Birleşik Arap Emirlikleri ve Suudi Arabistan gibi bölgesel aktörler için de bu mesaj kritik. Emirlik yetkilileri, daha önce “ilhak, bölgesel entegrasyonun sonu olur” demişti. Dolayısıyla Trump’ın açıklaması, Arap dünyasının kaygılarını yatıştıran bir garanti niteliği taşıyor.
Protestolar ve Diplomatik Baskı
New York’ta Netanyahu’nun kaldığı otelin önünde İsrailli protestocular “Savaşı durdurun”, “Rehineleri serbest bırakın” pankartları açarak hükümete karşı ses yükseltti. BM Genel Kurulu sırasında da benzer gösterilerin düzenlenmesi bekleniyor. Bu atmosfer, Netanyahu’nun diplomatik manevra alanını daraltıyor.
ABD’nin baskısı, uluslararası kamuoyunun tepkisi ve içeride artan toplumsal huzursuzluk birleştiğinde, İsrail hükümetinin “ilhak” dosyasını geri plana itmesi olası hale geliyor.
Sonuç
Trump’ın “Batı Şeria’nın ilhakı olmayacak” çıkışı, yalnızca İsrail iç siyasetinde değil, tüm bölgesel dengelerde yeni bir dönüm noktası anlamına geliyor. Gazze’de anlaşma arayışlarıyla birleşen bu tutum, Washington’un İsrail üzerindeki etkisini yeniden kanıtlıyor.

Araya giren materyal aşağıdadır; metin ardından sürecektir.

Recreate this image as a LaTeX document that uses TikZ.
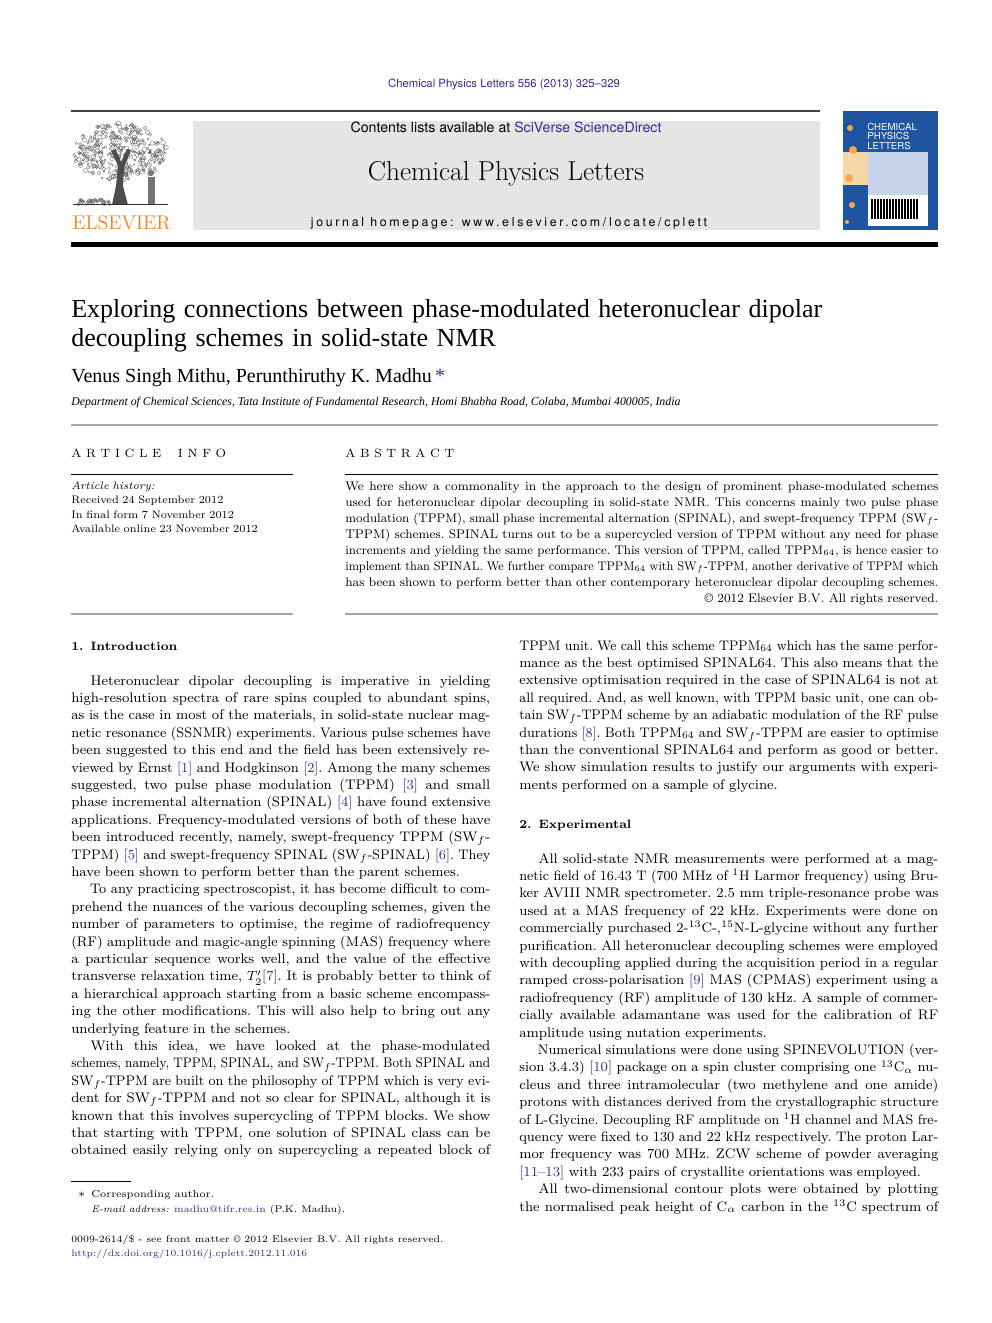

Türkiye açısından ise bu tablo, hem Filistin konusundaki diplomatik söylemi güçlendirmek hem de Gazze’nin geleceğinde rol almak için yeni fırsatlar yaratıyor. Ankara’nın önümüzdeki dönemde izleyeceği diplomasi, bu fırsatları ne kadar somut kazanıma dönüştürebileceğini belirleyecek.